• **Exercise directions**
Retype the entries, please, from their first line to the line containing "lw=1, dashes=(4, 4), zorder=0)", exactly and only those lines, minus the pictures.

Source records
....
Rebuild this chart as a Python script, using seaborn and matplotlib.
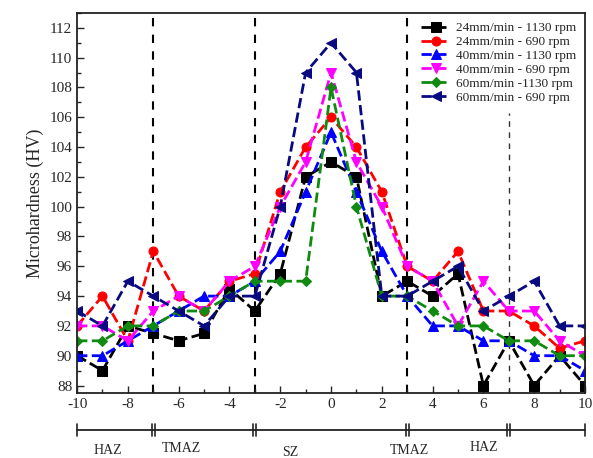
import matplotlib
matplotlib.use("Agg")
import matplotlib.pyplot as plt
import matplotlib.transforms as mtransforms
from matplotlib.ticker import MultipleLocator
import seaborn as sns
import pandas as pd

# distance from weld centre (mm)
distance = list(range(-10, 11))

hv_24_1130 = [90, 89, 92, 91.5, 91, 91.5, 94.5, 93, 95.5, 102, 103, 102, 94, 95, 94, 95.5, 88, 91, 88, 90, 88]
hv_24_690 = [92, 94, 91, 97, 94, 93, 95, 95.5, 101, 104, 106, 104, 101, 96, 95, 97, 93, 93, 92, 90.5, 91]
hv_40_1130 = [90, 90, 91, 92, 93, 94, 94, 95, 97, 101, 105, 101, 97, 94, 92, 92, 91, 91, 90, 90, 89]
hv_40_690 = [92, 92, 91, 93, 94, 93, 95, 96, 100, 103, 109, 103, 100, 96, 95, 92, 95, 93, 93, 91, 90]
hv_60_1130 = [91, 91, 92, 92, 93, 93, 94, 95, 95, 95, 108, 100, 94, 94, 93, 92, 92, 91, 91, 90, 90]
hv_60_690 = [93, 92, 95, 94, 93, 92, 94, 94, 100, 109, 111, 109, 94, 94, 95, 96, 93, 94, 95, 92, 92]

labels = ["24mm/min - 1130 rpm", "24mm/min - 690 rpm", "40mm/min - 1130 rpm",
          "40mm/min - 690 rpm", "60mm/min -1130 rpm", "60mm/min - 690 rpm"]

zone_bounds = [-10, -7, -3, 3, 7, 10]
zone_names = ["HAZ", "TMAZ", "SZ", "TMAZ", "HAZ"]

series = [hv_24_1130, hv_24_690, hv_40_1130, hv_40_690, hv_60_1130, hv_60_690]
colors = ["black", "red", "blue", "magenta", "#118a11", "#0a0a80"]
markers = ["s", "o", "^", "v", "D", "<"]

sns.set_style("ticks")
plt.rcParams["font.family"] = ["Liberation Serif", "DejaVu Serif"]
plt.rcParams["axes.unicode_minus"] = False

fig = plt.figure(figsize=(5.93, 4.58), dpi=100)
ax = fig.add_axes([0.130, 0.142, 0.8565, 0.8297])

for vals, lab, c, m in zip(series, labels, colors, markers):
    df = pd.DataFrame({"x": distance, "y": vals})
    ms = 5.5 if m == "D" else 6.5
    sns.lineplot(data=df, x="x", y="y", color=c, marker=m, linestyle="--", dashes=(3, 1.6),
                 lw=2, markersize=ms, markeredgecolor=c, label=lab, ax=ax)

# zone boundaries
for b in zone_bounds[1:4]:
    ax.axvline(b, color="black", ls="--", lw=1.5, dashes=(4, 4), zorder=0)
ax.axvline(zone_bounds[4], ymax=0.737, color="#333333", ls="--", lw=1, dashes=(4, 4), zorder=0)

ax.set_xlim(-10, 10)
ax.set_ylim(87.5, 113)
ax.xaxis.set_major_locator(MultipleLocator(2))
ax.xaxis.set_minor_locator(MultipleLocator(1))
ax.yaxis.set_major_locator(MultipleLocator(2))
ax.yaxis.set_minor_locator(MultipleLocator(1))
ax.tick_params(which="both", direction="in", labelsize=11, top=False, right=False)
ax.tick_params(which="major", length=5, width=1)
ax.tick_params(which="minor", length=3, width=1)
ax.set_xlabel("")
ax.set_ylabel("Microhardness (HV)", fontsize=13)
for s in ax.spines.values():
    s.set_linewidth(1.3)
    s.set_color("#222222")

ax.legend(loc="upper right", frameon=False, fontsize=9.5, labelspacing=0.12,
          handlelength=2.2, handletextpad=0.4, borderaxespad=0.3)

# zone bar below the axis
trans = mtransforms.blended_transform_factory(ax.transData, fig.transFigure)
ybar = 28 / 458
ax.plot([-10, 10], [ybar, ybar], color="#222222", lw=1.3, transform=trans, clip_on=False)
for b in zone_bounds:
    offs = [0] if b in (-10, 10) else [-0.06, 0.06]
    for o in offs:
        ax.plot([b + o, b + o], [ybar - 6 / 458, ybar + 6 / 458], color="#222222",
                lw=1.2, transform=trans, clip_on=False)

label_x = [-8.8, -5.9, -1.6, 3.1, 6.0]
label_top = [444, 442, 446, 444, 441]
for name, lx, ly in zip(zone_names, label_x, label_top):
    ax.text(lx, 1 - ly / 458, name, transform=trans, ha="center", va="top", fontsize=10)

fig.savefig("out.png", dpi=100)
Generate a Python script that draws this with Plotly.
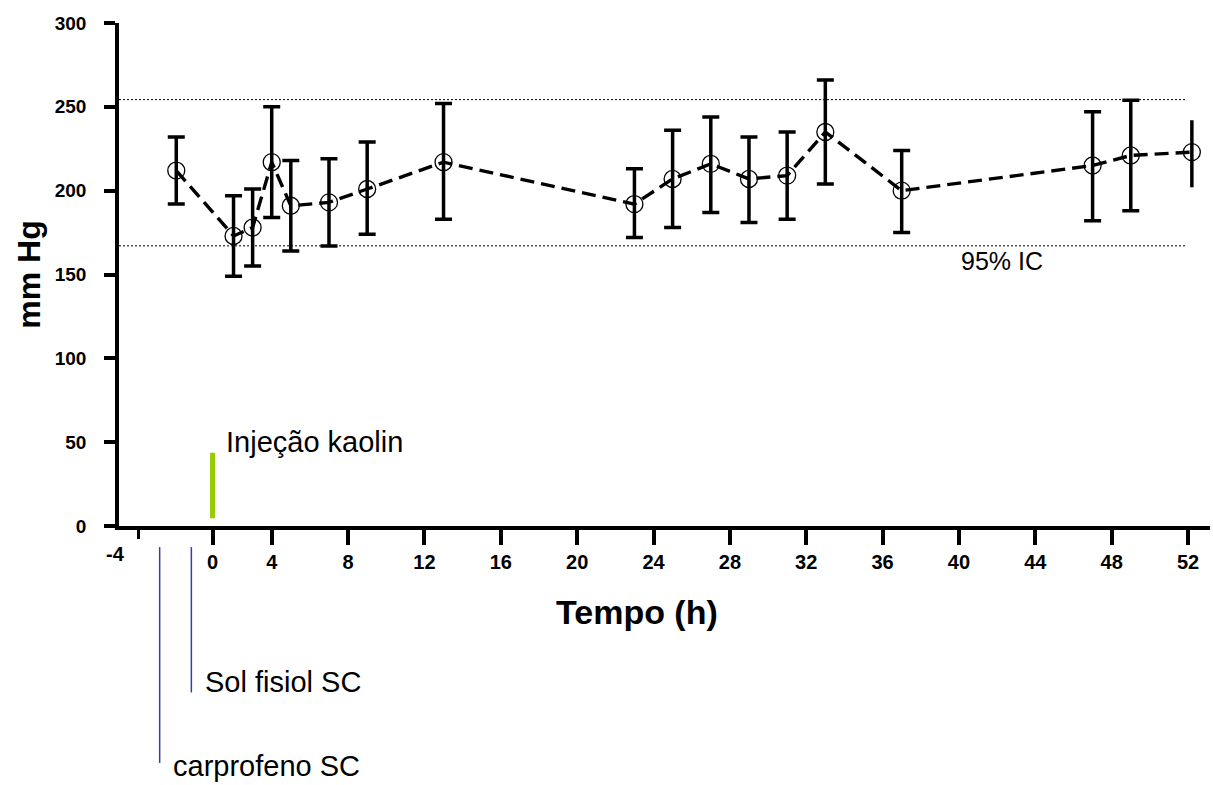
import plotly.graph_objects as go

# ---- data ----
time_h = [-1, 2, 3, 4, 5, 7, 9, 13, 23, 25, 27, 29, 31, 33, 37, 47, 49, 52.2]
mean_mmhg = [212, 173, 178, 217, 191, 193, 201, 217, 192, 207, 216, 207, 209, 235, 200, 215, 221, 223]
upper_mmhg = [232, 197, 201, 250, 218, 219, 229, 252, 213, 236, 244, 232, 235, 266, 224, 247, 254, 242]
lower_mmhg = [192, 149, 155, 184, 164, 167, 174, 183, 172, 178, 187, 181, 183, 204, 175, 182, 188, 202]

ci95_upper = 254.3
ci95_lower = 167.1
ci95_end = 51.85

x_tick_vals = [0.9, 4, 8, 12, 16, 20, 24, 28, 32, 36, 40, 44, 48, 52]
x_tick_text = ["0", "4", "8", "12", "16", "20", "24", "28", "32", "36", "40", "44", "48", "52"]
x_minor_vals = [-3]
x_first_label = "-4"
y_tick_vals = [0, 50, 100, 150, 200, 250, 300]

kaolin_x = 0.9
kaolin_y = [4.6, 43.7]
carprofeno_x = -1.87
solfisiol_x = -0.21

err_plus = [u - m for u, m in zip(upper_mmhg, mean_mmhg)]
err_minus = [m - l for m, l in zip(mean_mmhg, lower_mmhg)]

FONT = "Liberation Sans, Arial, sans-serif"

fig = go.Figure()

# error bars with caps (all but last)
fig.add_trace(go.Scatter(
    x=time_h[:-1], y=mean_mmhg[:-1], mode="markers",
    marker=dict(size=1, color="rgba(0,0,0,0)"),
    error_y=dict(type="data", symmetric=False, array=err_plus[:-1], arrayminus=err_minus[:-1],
                 color="black", thickness=3.5, width=8.5),
    showlegend=False, hoverinfo="skip"))
# last error bar without caps
fig.add_trace(go.Scatter(
    x=time_h[-1:], y=mean_mmhg[-1:], mode="markers",
    marker=dict(size=1, color="rgba(0,0,0,0)"),
    error_y=dict(type="data", symmetric=False, array=err_plus[-1:], arrayminus=err_minus[-1:],
                 color="black", thickness=3.5, width=0),
    showlegend=False, hoverinfo="skip"))
# dashed mean line with open circles
fig.add_trace(go.Scatter(
    x=time_h, y=mean_mmhg, mode="lines+markers",
    line=dict(color="black", width=3.4, dash="14px,7px"),
    marker=dict(symbol="circle-open", size=17, color="black", line=dict(width=1.3, color="black")),
    showlegend=False))

shapes = [
    dict(type="line", xref="x", yref="y", x0=-4, x1=ci95_end, y0=ci95_upper, y1=ci95_upper,
         line=dict(color="black", width=1, dash="2px,2px")),
    dict(type="line", xref="x", yref="y", x0=-4, x1=ci95_end, y0=ci95_lower, y1=ci95_lower,
         line=dict(color="black", width=1, dash="2px,2px")),
    dict(type="line", xref="x", yref="y", x0=kaolin_x, x1=kaolin_x, y0=kaolin_y[0], y1=kaolin_y[1],
         line=dict(color="#99CC00", width=5)),
    dict(type="line", xref="x", yref="paper", x0=carprofeno_x, x1=carprofeno_x, y0=-0.042, y1=-0.471,
         line=dict(color="#3a3ab4", width=1.5)),
    dict(type="line", xref="x", yref="paper", x0=solfisiol_x, x1=solfisiol_x, y0=-0.042, y1=-0.331,
         line=dict(color="#3a3ab4", width=1.5)),
]

annotations = [
    dict(text="Injeção kaolin", x=1.5, y=50, xref="x", yref="y", xanchor="left", yanchor="middle",
         showarrow=False, font=dict(family=FONT, size=29, color="black")),
    dict(text="95% IC", x=40, y=158, xref="x", yref="y", xanchor="left", yanchor="middle",
         showarrow=False, font=dict(family=FONT, size=25, color="black")),
    dict(text="Sol fisiol SC", x=0.38, y=-0.31, xref="x", yref="paper", xanchor="left", yanchor="middle",
         showarrow=False, font=dict(family=FONT, size=29, color="black")),
    dict(text="carprofeno SC", x=-1.3, y=-0.477, xref="x", yref="paper", xanchor="left", yanchor="middle",
         showarrow=False, font=dict(family=FONT, size=29, color="black")),
    dict(text=x_first_label, x=-0.003, y=-0.03, xref="paper", yref="paper", xanchor="center", yanchor="top",
         showarrow=False, font=dict(family=FONT, size=20, color="black", weight="bold")),
    # x-axis title (placed like in the reference, left of the plot centre)
    dict(text="Tempo (h)", x=0.475, y=-0.171, xref="paper", yref="paper", xanchor="center", yanchor="middle",
         showarrow=False, font=dict(family=FONT, size=34, color="black", weight="bold")),
]

fig.update_layout(
    width=1213, height=785,
    margin=dict(l=119, r=3, t=23, b=259),
    paper_bgcolor="white", plot_bgcolor="white",
    font=dict(family=FONT, color="black"),
    shapes=shapes, annotations=annotations,
    showlegend=False,
)

fig.update_xaxes(
    range=[-4, 53.15], showgrid=False, zeroline=False,
    showline=True, linecolor="black", linewidth=3.5,
    tickmode="array", tickvals=x_tick_vals, ticktext=x_tick_text,
    ticks="outside", ticklen=15, tickwidth=3.5, tickcolor="black",
    tickfont=dict(family=FONT, size=20, color="black", weight="bold"),
    minor=dict(tickmode="array", tickvals=x_minor_vals, ticks="outside", ticklen=9, tickwidth=3, tickcolor="black"),
)
fig.update_yaxes(
    range=[0, 300], showgrid=False, zeroline=False,
    showline=True, linecolor="black", linewidth=3.5,
    tickmode="array", tickvals=y_tick_vals,
    ticks="outside", ticklen=11, tickwidth=3.5, tickcolor="black",
    tickfont=dict(family=FONT, size=19, color="black", weight="bold"),
    ticklabelstandoff=14,
    title=dict(text="mm Hg", font=dict(family=FONT, size=32, color="black", weight="bold"), standoff=6),
)

fig.write_html("out.html", config={"displayModeBar": False},
               post_script="document.body.style.margin='0';document.body.style.overflow='hidden';")
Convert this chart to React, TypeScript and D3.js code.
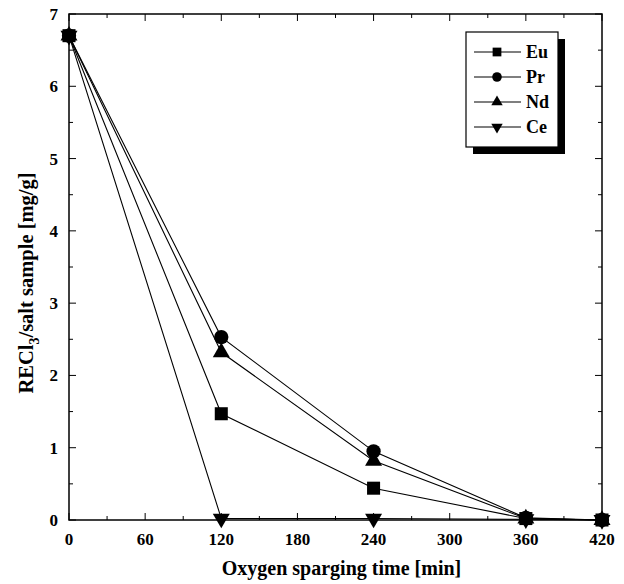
import { useEffect, useRef } from 'react';
import * as d3 from 'd3';

const times = [0, 120, 240, 360, 420];
const euValues = [6.7, 1.47, 0.44, 0.02, 0.0];
const prValues = [6.7, 2.53, 0.95, 0.03, 0.0];
const ndValues = [6.7, 2.32, 0.82, 0.02, 0.0];
const ceValues = [6.7, 0.02, 0.02, 0.01, 0.0];
const seriesNames = ['Eu', 'Pr', 'Nd', 'Ce'];
const xTicks = [0, 60, 120, 180, 240, 300, 360, 420];
const yTicks = [0, 1, 2, 3, 4, 5, 6, 7];

const FONT = '"Liberation Serif", "Times New Roman", serif';

function App() {
  const svgRef = useRef<SVGSVGElement>(null);

  useEffect(() => {
    if (!svgRef.current) return;
    const svg = d3.select(svgRef.current);
    svg.selectAll('*').remove();

    const margin = { top: 14, right: 22, bottom: 64, left: 69 };
    const width = 624;
    const height = 584;
    const innerWidth = width - margin.left - margin.right;
    const innerHeight = height - margin.top - margin.bottom;

    const g = svg.append('g').attr('transform', `translate(${margin.left}, ${margin.top})`);

    const x = d3.scaleLinear().domain([0, 420]).range([0, innerWidth]);
    const y = d3.scaleLinear().domain([0, 7]).range([innerHeight, 0]);

    const series = [
      { name: seriesNames[0], values: euValues, symbol: d3.symbolSquare, size: 170, rotate: 0 },
      { name: seriesNames[1], values: prValues, symbol: d3.symbolCircle, size: 160, rotate: 0 },
      { name: seriesNames[2], values: ndValues, symbol: d3.symbolTriangle, size: 125, rotate: 0 },
      { name: seriesNames[3], values: ceValues, symbol: d3.symbolTriangle, size: 125, rotate: 180 },
    ];

    // Ticks (inward, all four sides)
    const minorX = d3.range(0, 421, 30);
    const minorY = d3.range(0, 7.01, 0.5);
    const tickG = g.append('g').attr('stroke', '#000').attr('stroke-width', 1);
    minorX.forEach(t => {
      const len = t % 60 === 0 ? 7 : 4;
      tickG.append('line').attr('x1', x(t)).attr('x2', x(t)).attr('y1', innerHeight).attr('y2', innerHeight - len);
      tickG.append('line').attr('x1', x(t)).attr('x2', x(t)).attr('y1', 0).attr('y2', len);
    });
    minorY.forEach(t => {
      const len = Math.abs(t - Math.round(t)) < 1e-6 ? 7 : 4;
      tickG.append('line').attr('y1', y(t)).attr('y2', y(t)).attr('x1', 0).attr('x2', len);
      tickG.append('line').attr('y1', y(t)).attr('y2', y(t)).attr('x1', innerWidth).attr('x2', innerWidth - len);
    });

    // Frame
    g.append('rect')
      .attr('width', innerWidth)
      .attr('height', innerHeight)
      .attr('fill', 'none')
      .attr('stroke', '#000')
      .attr('stroke-width', 1.5);

    // Tick labels
    g.selectAll('.xlab')
      .data(xTicks)
      .enter()
      .append('text')
      .attr('x', d => x(d))
      .attr('y', innerHeight + 25)
      .attr('text-anchor', 'middle')
      .style('font-family', FONT)
      .style('font-weight', 'bold')
      .style('font-size', '17px')
      .text(d => d);

    g.selectAll('.ylab')
      .data(yTicks)
      .enter()
      .append('text')
      .attr('x', -11)
      .attr('y', d => y(d) + 6)
      .attr('text-anchor', 'end')
      .style('font-family', FONT)
      .style('font-weight', 'bold')
      .style('font-size', '17px')
      .text(d => d);

    // Axis titles
    g.append('text')
      .attr('x', (216 + 467) / 2 - margin.left)
      .attr('y', innerHeight + 55)
      .attr('text-anchor', 'middle')
      .style('font-family', FONT)
      .style('font-weight', 'bold')
      .style('font-size', '20px')
      .text('Oxygen sparging time [min]');

    const yt = g.append('text')
      .attr('transform', `translate(-36, ${innerHeight / 2 + 16}) rotate(-90)`)
      .attr('text-anchor', 'middle')
      .style('font-family', FONT)
      .style('font-weight', 'bold')
      .style('font-size', '20.5px');
    yt.append('tspan').text('RECl');
    yt.append('tspan').attr('dy', 6).style('font-size', '14px').text('3');
    yt.append('tspan').attr('dy', -6).text('/salt sample [mg/g]');

    // Lines
    const line = d3.line<number>()
      .x((_, i) => x(times[i]))
      .y(d => y(d));

    series.forEach(s => {
      g.append('path')
        .datum(s.values)
        .attr('fill', 'none')
        .attr('stroke', '#000')
        .attr('stroke-width', 1.1)
        .attr('d', line);
    });

    // Markers
    series.slice().reverse().forEach(s => {
      const sym = d3.symbol().type(s.symbol).size(s.size);
      g.selectAll(null)
        .data(s.values)
        .enter()
        .append('path')
        .attr('d', sym)
        .attr('transform', (d, i) => `translate(${x(times[i])}, ${y(d)}) rotate(${s.rotate})`)
        .attr('fill', '#000');
    });

    // Legend
    const lx = 466 - margin.left;
    const ly = 32 - margin.top;
    const lw = 92;
    const lh = 115;
    const legend = g.append('g').attr('transform', `translate(${lx}, ${ly})`);
    legend.append('rect').attr('x', 7).attr('y', 7).attr('width', lw).attr('height', lh).attr('fill', '#000');
    legend.append('rect').attr('width', lw).attr('height', lh).attr('fill', '#fff').attr('stroke', '#000').attr('stroke-width', 1.2);
    series.forEach((s, i) => {
      const ry = 20 + i * 25;
      legend.append('line').attr('x1', 8).attr('x2', 55).attr('y1', ry).attr('y2', ry).attr('stroke', '#000').attr('stroke-width', 1.1);
      legend.append('path')
        .attr('d', d3.symbol().type(s.symbol).size(s.size * 0.45)())
        .attr('transform', `translate(31, ${ry}) rotate(${s.rotate})`)
        .attr('fill', '#000');
      legend.append('text')
        .attr('x', 60)
        .attr('y', ry + 6)
        .style('font-family', FONT)
        .style('font-weight', 'bold')
        .style('font-size', '18px')
        .text(s.name);
    });
  }, []);

  return (
    <div style={{ position: 'absolute', left: 0, top: 0, background: '#fff' }}>
      <svg ref={svgRef} width={624} height={584} />
    </div>
  );
}

export default App;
....
• **Reply**
Rebuild this chart as a Python script, using seaborn and matplotlib.
import matplotlib
matplotlib.use("Agg")
import matplotlib.pyplot as plt
import matplotlib.transforms as mtransforms
from matplotlib.ticker import MultipleLocator
import seaborn as sns
import pandas as pd

# distance from weld centre (mm)
distance = list(range(-10, 11))

hv_24_1130 = [90, 89, 92, 91.5, 91, 91.5, 94.5, 93, 95.5, 102, 103, 102, 94, 95, 94, 95.5, 88, 91, 88, 90, 88]
hv_24_690 = [92, 94, 91, 97, 94, 93, 95, 95.5, 101, 104, 106, 104, 101, 96, 95, 97, 93, 93, 92, 90.5, 91]
hv_40_1130 = [90, 90, 91, 92, 93, 94, 94, 95, 97, 101, 105, 101, 97, 94, 92, 92, 91, 91, 90, 90, 89]
hv_40_690 = [92, 92, 91, 93, 94, 93, 95, 96, 100, 103, 109, 103, 100, 96, 95, 92, 95, 93, 93, 91, 90]
hv_60_1130 = [91, 91, 92, 92, 93, 93, 94, 95, 95, 95, 108, 100, 94, 94, 93, 92, 92, 91, 91, 90, 90]
hv_60_690 = [93, 92, 95, 94, 93, 92, 94, 94, 100, 109, 111, 109, 94, 94, 95, 96, 93, 94, 95, 92, 92]

labels = ["24mm/min - 1130 rpm", "24mm/min - 690 rpm", "40mm/min - 1130 rpm",
          "40mm/min - 690 rpm", "60mm/min -1130 rpm", "60mm/min - 690 rpm"]

zone_bounds = [-10, -7, -3, 3, 7, 10]
zone_names = ["HAZ", "TMAZ", "SZ", "TMAZ", "HAZ"]

series = [hv_24_1130, hv_24_690, hv_40_1130, hv_40_690, hv_60_1130, hv_60_690]
colors = ["black", "red", "blue", "magenta", "#118a11", "#0a0a80"]
markers = ["s", "o", "^", "v", "D", "<"]

sns.set_style("ticks")
plt.rcParams["font.family"] = ["Liberation Serif", "DejaVu Serif"]
plt.rcParams["axes.unicode_minus"] = False

fig = plt.figure(figsize=(5.93, 4.58), dpi=100)
ax = fig.add_axes([0.130, 0.142, 0.8565, 0.8297])

for vals, lab, c, m in zip(series, labels, colors, markers):
    df = pd.DataFrame({"x": distance, "y": vals})
    ms = 5.5 if m == "D" else 6.5
    sns.lineplot(data=df, x="x", y="y", color=c, marker=m, linestyle="--", dashes=(3, 1.6),
                 lw=2, markersize=ms, markeredgecolor=c, label=lab, ax=ax)

# zone boundaries
for b in zone_bounds[1:4]:
    ax.axvline(b, color="black", ls="--", lw=1.5, dashes=(4, 4), zorder=0)
ax.axvline(zone_bounds[4], ymax=0.737, color="#333333", ls="--", lw=1, dashes=(4, 4), zorder=0)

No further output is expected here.